The article isn't very specific, but it does quote him as saying he had 'never thought beyond 2nd degree', which makes me wonder if this wasn't some sort of honorary/publicity stunt award.


----------



## arnisador (May 3, 2014)

I rather expect it is--he's a fifth degree black belt in a style created in 1996 (according to Wikipedia).


----------



## tshadowchaser (May 3, 2014)

even so it promotes the arts.  The articular I read said he had been practicing for two decades which means he started around his 60th birthday.


----------



## Takai (May 3, 2014)

Congrats to him. As far as publicity is concerned, this is one of his better examples of being a role model.


----------



## Steve (May 3, 2014)

How can one study in an art for longer than it has existed?  I'm confused.

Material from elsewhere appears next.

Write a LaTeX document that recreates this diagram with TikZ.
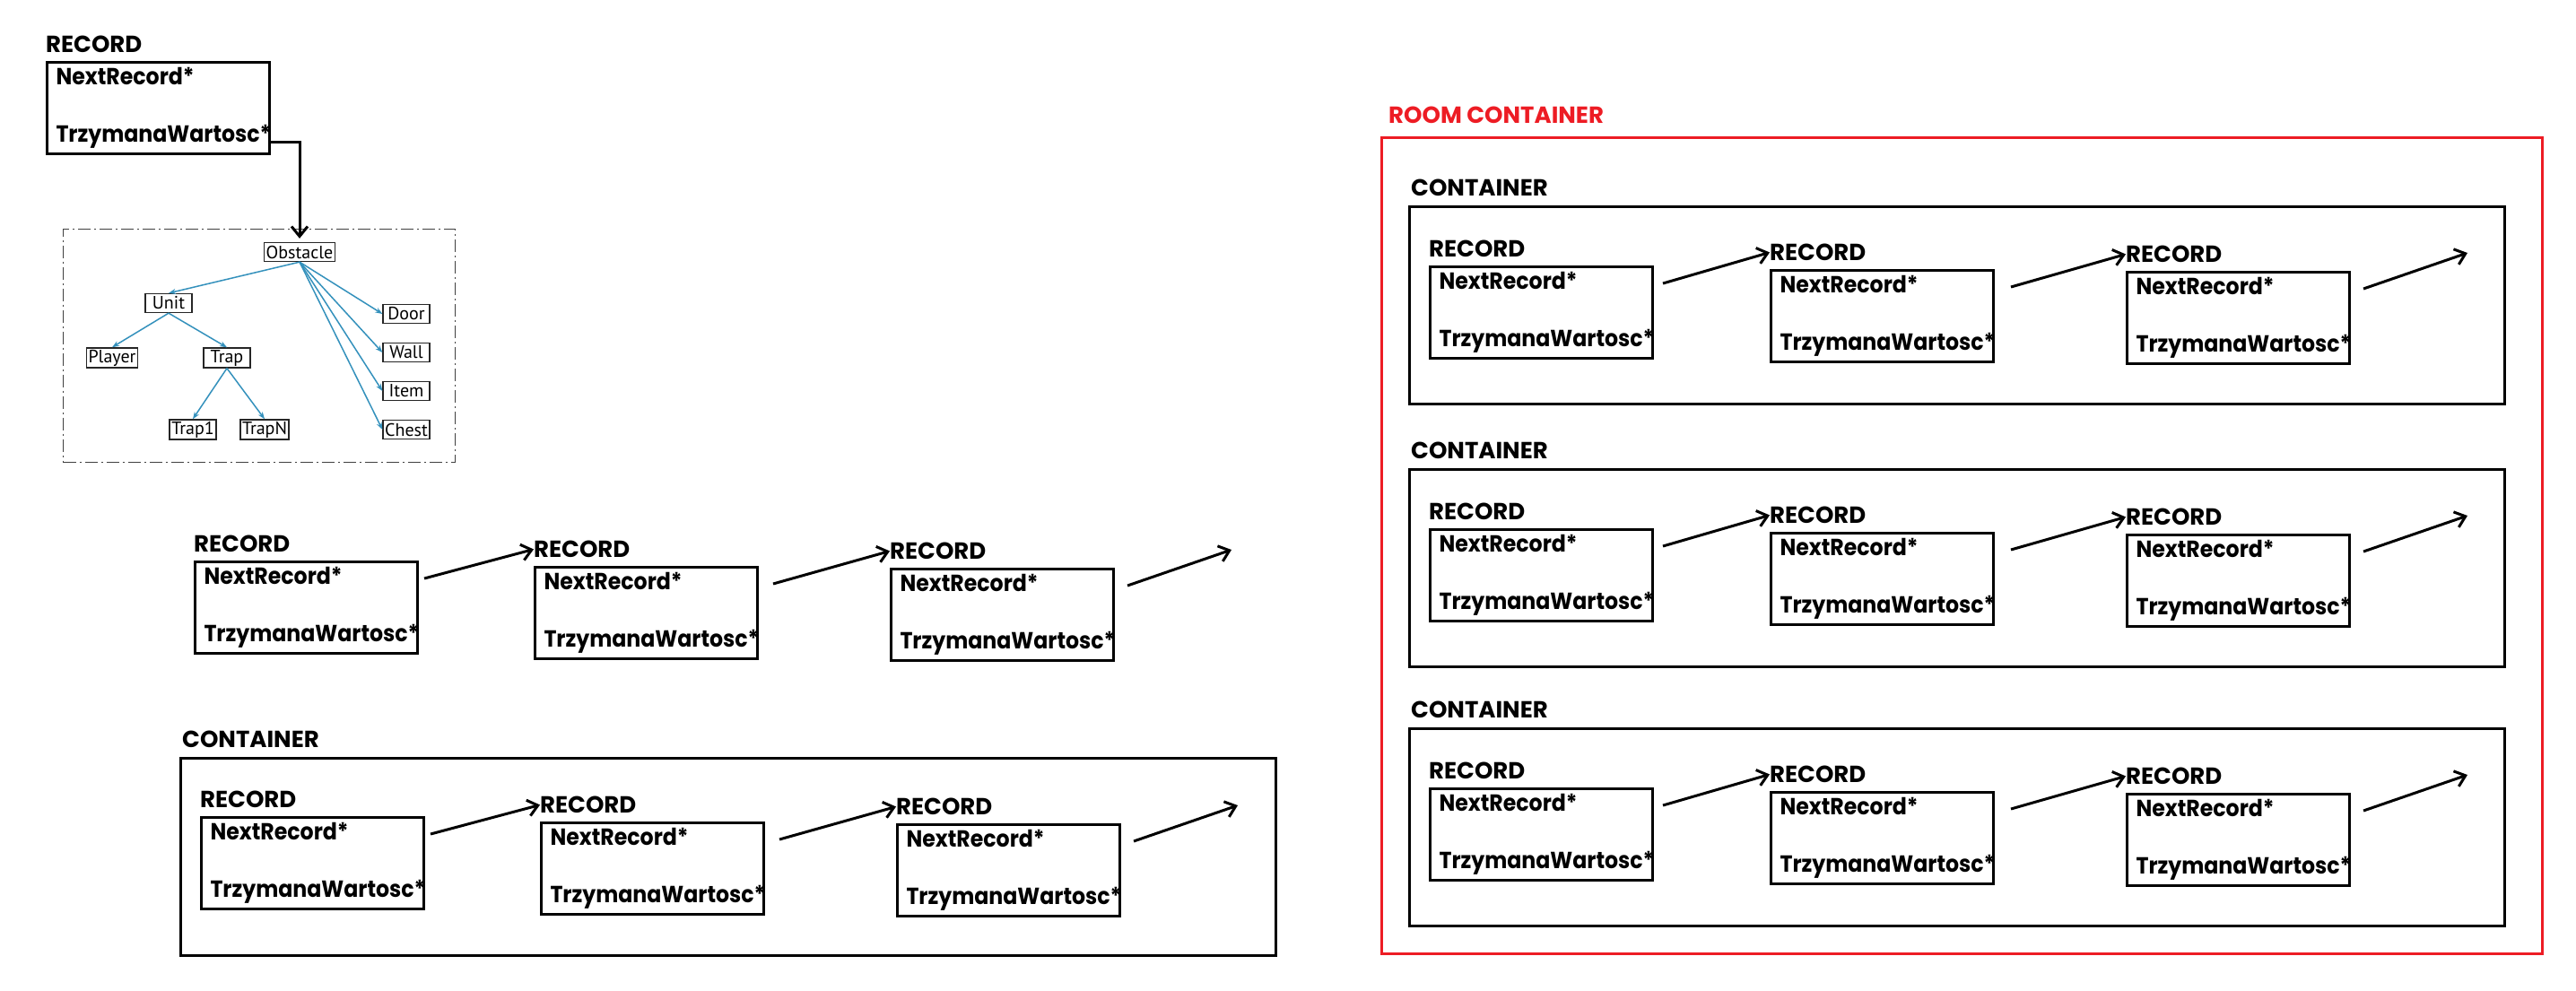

Sent from my iPad using Tapatalk HD


----------



## ballen0351 (May 3, 2014)

> During his childhood, Nelson grew interested in martial arts. He ordered by mail the self-defense books advertised on the Batman and Superman comics, which included jujitsu and Judo. Nelson started to formally practice Kung Fu after he moved to Nashville, in the 1960s.[170] During the 1980s, Nelson started to train on Tae Kwon Do, in which he holds a second-degree blackbelt.[171][172] During the 1990s, Nelson started to practice the Korean martial art GongKwon Yusul.[173] In 2014, after twenty years on the discipline, his Grand Master Sam Um presented him with a fifth-degree black belt on a ceremony held in Austin, Texas



since he was already a 2nd degree in TKD. He may have been fast tracked in the new style


----------